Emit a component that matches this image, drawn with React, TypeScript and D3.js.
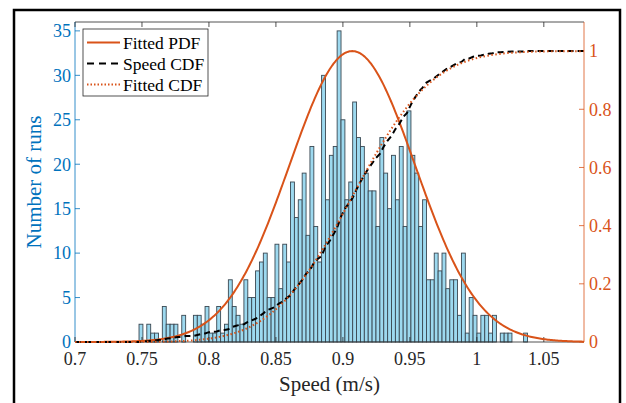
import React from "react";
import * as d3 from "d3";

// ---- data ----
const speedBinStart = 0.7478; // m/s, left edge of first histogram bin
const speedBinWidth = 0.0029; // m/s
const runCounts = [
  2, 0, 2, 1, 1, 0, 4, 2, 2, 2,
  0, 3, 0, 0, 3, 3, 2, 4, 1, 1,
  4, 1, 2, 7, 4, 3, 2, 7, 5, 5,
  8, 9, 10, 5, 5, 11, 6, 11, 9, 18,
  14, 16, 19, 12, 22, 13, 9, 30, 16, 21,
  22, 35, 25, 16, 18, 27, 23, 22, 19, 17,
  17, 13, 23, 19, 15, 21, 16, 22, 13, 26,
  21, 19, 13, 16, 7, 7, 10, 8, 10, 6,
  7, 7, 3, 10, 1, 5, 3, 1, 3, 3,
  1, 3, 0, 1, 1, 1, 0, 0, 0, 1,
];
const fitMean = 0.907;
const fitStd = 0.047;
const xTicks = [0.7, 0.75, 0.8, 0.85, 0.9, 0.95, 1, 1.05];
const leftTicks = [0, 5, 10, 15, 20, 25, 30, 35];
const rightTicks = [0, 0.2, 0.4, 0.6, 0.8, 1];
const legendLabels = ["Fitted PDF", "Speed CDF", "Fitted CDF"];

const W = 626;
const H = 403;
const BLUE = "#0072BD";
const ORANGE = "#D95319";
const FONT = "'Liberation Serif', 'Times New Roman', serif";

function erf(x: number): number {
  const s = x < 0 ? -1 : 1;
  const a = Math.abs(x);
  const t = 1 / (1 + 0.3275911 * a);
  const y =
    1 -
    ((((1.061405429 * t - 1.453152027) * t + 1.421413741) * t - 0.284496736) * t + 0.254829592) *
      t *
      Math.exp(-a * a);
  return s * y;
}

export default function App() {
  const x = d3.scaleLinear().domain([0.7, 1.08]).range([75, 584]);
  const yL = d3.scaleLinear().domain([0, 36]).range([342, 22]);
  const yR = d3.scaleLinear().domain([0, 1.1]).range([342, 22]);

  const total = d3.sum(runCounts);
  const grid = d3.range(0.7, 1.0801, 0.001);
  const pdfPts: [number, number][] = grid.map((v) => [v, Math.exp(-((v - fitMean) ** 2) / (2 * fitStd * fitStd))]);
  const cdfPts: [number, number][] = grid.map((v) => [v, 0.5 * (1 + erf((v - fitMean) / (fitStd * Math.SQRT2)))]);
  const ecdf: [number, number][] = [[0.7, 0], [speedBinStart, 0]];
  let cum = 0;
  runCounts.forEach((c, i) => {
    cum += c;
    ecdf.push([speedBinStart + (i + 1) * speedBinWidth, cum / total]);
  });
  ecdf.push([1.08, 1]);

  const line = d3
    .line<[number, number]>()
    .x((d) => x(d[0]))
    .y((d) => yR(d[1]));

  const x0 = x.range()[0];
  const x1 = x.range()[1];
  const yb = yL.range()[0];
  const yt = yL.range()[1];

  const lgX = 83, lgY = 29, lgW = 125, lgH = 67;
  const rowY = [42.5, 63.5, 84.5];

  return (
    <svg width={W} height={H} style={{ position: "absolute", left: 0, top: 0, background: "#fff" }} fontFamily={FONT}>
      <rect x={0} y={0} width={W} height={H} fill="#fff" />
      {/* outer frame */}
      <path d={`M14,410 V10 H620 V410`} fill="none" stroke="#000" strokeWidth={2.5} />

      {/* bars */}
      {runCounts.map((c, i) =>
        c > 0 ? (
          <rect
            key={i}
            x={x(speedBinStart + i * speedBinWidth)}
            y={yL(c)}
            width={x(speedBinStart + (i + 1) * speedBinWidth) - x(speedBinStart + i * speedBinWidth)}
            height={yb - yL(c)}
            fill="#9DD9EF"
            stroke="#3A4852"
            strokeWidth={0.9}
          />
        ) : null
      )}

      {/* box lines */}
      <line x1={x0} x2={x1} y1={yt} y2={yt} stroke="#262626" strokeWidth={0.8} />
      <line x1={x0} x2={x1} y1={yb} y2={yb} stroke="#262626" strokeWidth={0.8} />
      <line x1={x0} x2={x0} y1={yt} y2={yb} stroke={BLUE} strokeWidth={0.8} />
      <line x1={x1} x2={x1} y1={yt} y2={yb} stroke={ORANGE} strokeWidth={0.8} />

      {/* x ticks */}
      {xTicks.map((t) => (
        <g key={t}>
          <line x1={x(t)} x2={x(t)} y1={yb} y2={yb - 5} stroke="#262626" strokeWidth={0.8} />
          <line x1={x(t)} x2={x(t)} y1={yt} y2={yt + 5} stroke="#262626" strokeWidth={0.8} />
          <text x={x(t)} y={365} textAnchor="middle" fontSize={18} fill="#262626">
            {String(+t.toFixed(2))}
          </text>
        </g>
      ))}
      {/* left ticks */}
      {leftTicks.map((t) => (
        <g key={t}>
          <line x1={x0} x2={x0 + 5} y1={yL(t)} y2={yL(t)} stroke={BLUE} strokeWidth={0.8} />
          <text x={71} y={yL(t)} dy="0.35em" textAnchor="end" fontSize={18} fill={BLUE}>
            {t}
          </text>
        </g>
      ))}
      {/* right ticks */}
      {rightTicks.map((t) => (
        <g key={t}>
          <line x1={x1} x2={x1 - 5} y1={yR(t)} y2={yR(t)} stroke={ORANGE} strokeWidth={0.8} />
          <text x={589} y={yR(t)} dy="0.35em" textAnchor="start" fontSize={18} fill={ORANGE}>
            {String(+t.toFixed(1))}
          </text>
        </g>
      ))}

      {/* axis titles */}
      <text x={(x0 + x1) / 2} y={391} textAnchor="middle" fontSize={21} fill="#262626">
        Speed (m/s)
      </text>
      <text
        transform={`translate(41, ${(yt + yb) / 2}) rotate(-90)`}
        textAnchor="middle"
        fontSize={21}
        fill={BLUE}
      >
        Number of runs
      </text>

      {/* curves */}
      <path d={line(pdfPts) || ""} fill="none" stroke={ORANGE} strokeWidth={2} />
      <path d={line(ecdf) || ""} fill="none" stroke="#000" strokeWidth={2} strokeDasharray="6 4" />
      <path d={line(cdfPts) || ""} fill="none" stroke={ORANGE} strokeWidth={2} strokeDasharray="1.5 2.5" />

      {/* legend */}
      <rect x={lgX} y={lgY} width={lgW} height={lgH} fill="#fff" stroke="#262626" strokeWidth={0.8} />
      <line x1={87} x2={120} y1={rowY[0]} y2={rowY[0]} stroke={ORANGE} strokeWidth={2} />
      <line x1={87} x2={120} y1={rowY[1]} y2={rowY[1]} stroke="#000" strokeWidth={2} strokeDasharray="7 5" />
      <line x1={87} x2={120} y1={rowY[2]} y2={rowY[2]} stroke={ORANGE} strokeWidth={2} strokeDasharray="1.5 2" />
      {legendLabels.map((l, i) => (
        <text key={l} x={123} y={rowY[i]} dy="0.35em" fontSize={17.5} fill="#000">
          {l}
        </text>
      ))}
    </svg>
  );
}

==

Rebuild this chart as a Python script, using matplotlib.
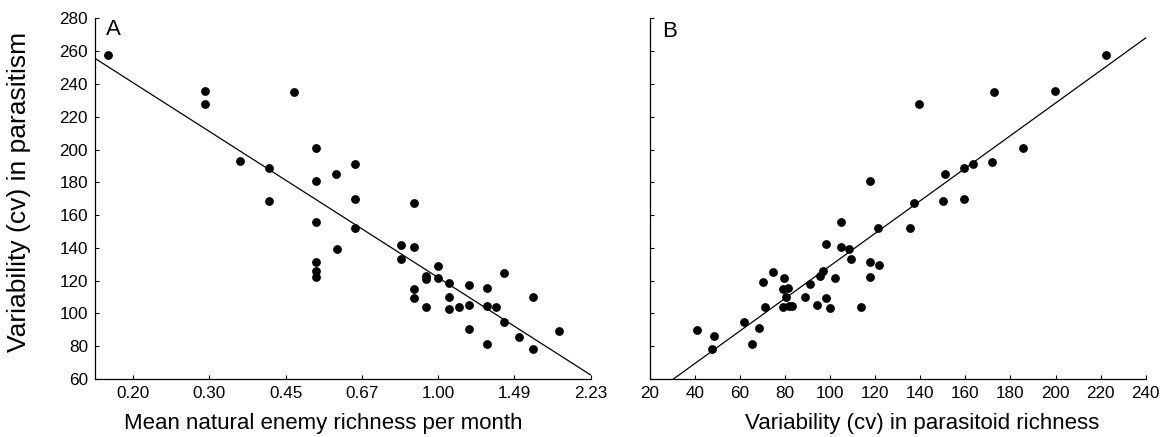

*OBJECTIVE*. Copy out only the lines from the one containing "Emit a component" through the one containing "import * as", exactly, with both ends. Any picture is left out.

*FINISHED EXERCISE*.
Emit a component that matches this image, drawn with React, TypeScript and D3.js.
import React from "react";
import * as d3 from "d3";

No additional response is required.